タダシ ショージ (TADASHI SHOJI)

 「タダシ ショージ」は映像形式で、2021秋冬コレクションを発表した。ドラマチックな夕暮れを背景に、ベッドやシャンデリアや家の瓦礫の上に立つモデルたちは、コロナ禍に襲われたあとの世界を示しているのだろう。「防護の意識があるデザイン、われわれの強さを反映したコレクションを求めた」とタダシは言い、鎧からインスピレーションを得たという。そこにシルクのフリンジや、ビジューで飾られた襟元、あるいはメタリックなブクレのドレス、肩山を高く強調した袖や、薔薇の花びらのように大きく広がったパフスリーブを提案してみせた。

 

 色彩パレットはブラックに、ブロンズメタリックカラーやクリムゾンやティールといったジュエルトーンが展開されて、冬らしく深みがある。またラメを散らしたマスクも「タダシ ショージ」ならではだ。21年の冬には、また人々が集まり、パーティが少しずつ復活するのではないかと希望を感じさせるコレクションとなった。

アナ スイ(ANNA SUI)

 「アナ スイ」はフィルム形式で、2021秋冬コレクションを発表した。夜空の天体をあらわした背景を使って、ブラックアンドホワイトのボーダーやフェイクファーのルックから始まった。極端なベルボトムのシルエットやカウパターンが魅力的だ。

 

 色調は、モノトーンからラズベリー、エメラルドなどのジュエルトーンに展開されていく。スタイルは60年代調のミニやサイケデリックな色彩のニット、黒いレースのトリミングをあしらったドレスや、シフォンのロングドレス、フラワープリントといった「アナ スイ」お得意のスタイルが続く。ツイードのジャケット、レオパード柄のフェイクファーコート、ラメのパンタロンスーツなども、ロックガールらしいアイテムで目を引いた。

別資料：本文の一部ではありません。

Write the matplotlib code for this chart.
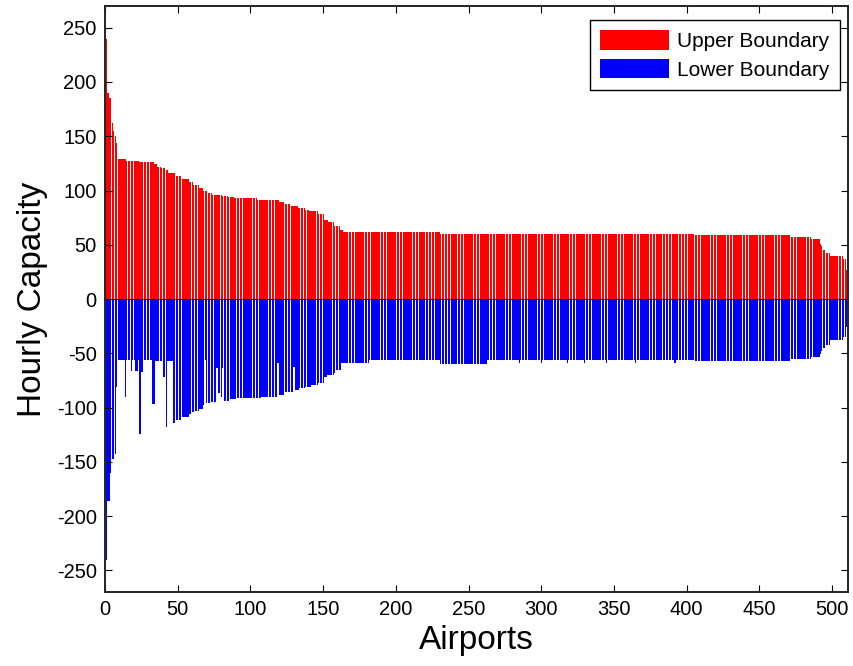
import numpy as np
import matplotlib.pyplot as plt

plt.rcParams['font.family'] = ['Liberation Sans', 'DejaVu Sans']
plt.rcParams['axes.unicode_minus'] = False

# Capacity bounds per airport, stored as (level, number of consecutive airports)
upper_levels = [240, 190, 185, 162, 155, 150, 144, 129, 127, 126, 124, 122, 121, 119,
                116, 113, 111, 108, 105, 102, 100, 98, 96, 95, 94, 93, 91, 89, 88,
                86, 84, 82, 81, 78, 73, 71, 67, 64, 62, 60, 59, 57, 55, 51, 49, 45,
                42, 40, 37, 27]
upper_runs = [1, 1, 2, 1, 1, 1, 1, 6, 9, 10, 2, 3, 3, 2,
              5, 4, 5, 3, 4, 3, 3, 3, 7, 4, 4, 16, 15, 4, 4,
              5, 5, 3, 6, 4, 3, 4, 4, 2, 67, 175, 66, 14, 6, 1, 1, 2,
              3, 9, 2, 1]

lower_levels = [-240, -186, -160, -147, -143, -81, -56, -90, -56, -66, -56, -66, -56,
                -124, -67, -56, -97, -57, -72, -118, -57, -114, -111, -109, -106,
                -104, -103, -101, -98, -56, -96, -95, -64, -87, -90, -64, -94, -92,
                -91, -90, -59, -88, -86, -63, -84, -82, -81, -79, -77, -72, -70,
                -68, -65,
                -59, -56, -60, -56, -59, -56, -59, -56, -59, -56, -59, -56, -59,
                -56, -59, -56, -59, -56, -57, -55, -53, -51, -48, -45, -42, -38,
                -35, -26]
lower_runs = [1, 2, 1, 2, 1, 1, 5, 1, 3, 1, 2, 2, 1,
              1, 2, 6, 2, 5, 2, 1, 4, 2, 4, 5, 2,
              2, 3, 3, 1, 1, 3, 4, 1, 2, 1, 1, 4, 5,
              17, 11, 1, 4, 6, 1, 3, 4, 4, 5, 4, 2, 5,
              1, 4,
              19, 49, 32, 22, 1, 14, 1, 17, 1, 11, 1, 14, 1,
              19, 1, 26, 1, 13, 66, 14, 6, 1, 1, 2, 3, 9,
              2, 1]

upper = np.repeat(upper_levels, upper_runs)
lower = np.repeat(lower_levels, lower_runs)
airports = np.arange(1, len(upper) + 1)

fig = plt.figure(figsize=(8.54, 6.66), dpi=100)
ax = fig.add_axes([0.123, 0.111, 0.870, 0.880])

ax.bar(airports, upper, width=0.8, color='#ff0000', linewidth=0, label='Upper Boundary')
ax.bar(airports, lower, width=0.8, color='#0000ff', linewidth=0, label='Lower Boundary')
ax.axhline(0, color='#000033', lw=0.6)

ax.set_xlim(0, 511)
ax.set_ylim(-270, 270)
ax.set_xticks(np.arange(0, 501, 50))
ax.set_yticks(np.arange(-250, 251, 50))
ax.tick_params(direction='in', length=5, width=0.8, top=True, right=True,
               labelsize=14.5, pad=6)
for s in ax.spines.values():
    s.set_linewidth(1.4)
    s.set_color('#222222')

ax.set_xlabel('Airports', fontsize=24, labelpad=4)
ax.set_ylabel('Hourly Capacity', fontsize=24, labelpad=6)

leg = ax.legend(loc='upper right', fontsize=15, fancybox=False, framealpha=1,
                edgecolor='black', handlelength=3.3, handleheight=1.05,
                borderpad=0.5, labelspacing=0.38, handletextpad=0.4,
                borderaxespad=0, bbox_to_anchor=(0.989, 0.976))
leg.get_frame().set_linewidth(1.0)

fig.savefig('out.png', dpi=100)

アリス アンド オリビア(alice + olivia)

「アリス アンド オリビア」2021秋冬コレクション

 「アリス アンド オリビア」は、フィルム形式で、2021秋冬コレクションを発表した。「アリス アンド オリビア」の世界観にふさわしい瀟洒なタウンハウスを舞台として、プレゼンテーションを展開。

 

 トゥースハウンドのキャミソール、ジャケットとミニスカートのセット、ミニドレス、コートなどクラシックなパターンから、真紅のボディにフィットしたドレス、タータンチェックのストラップドレスやミニのセットアップなどを展開。差し色として、ネオンイエローのピースが目を引いた。イブニングドレスは、「アリス アンド オリビア」らしいゴールドのジャカード織りやメタリックなドレスで、華を添えた。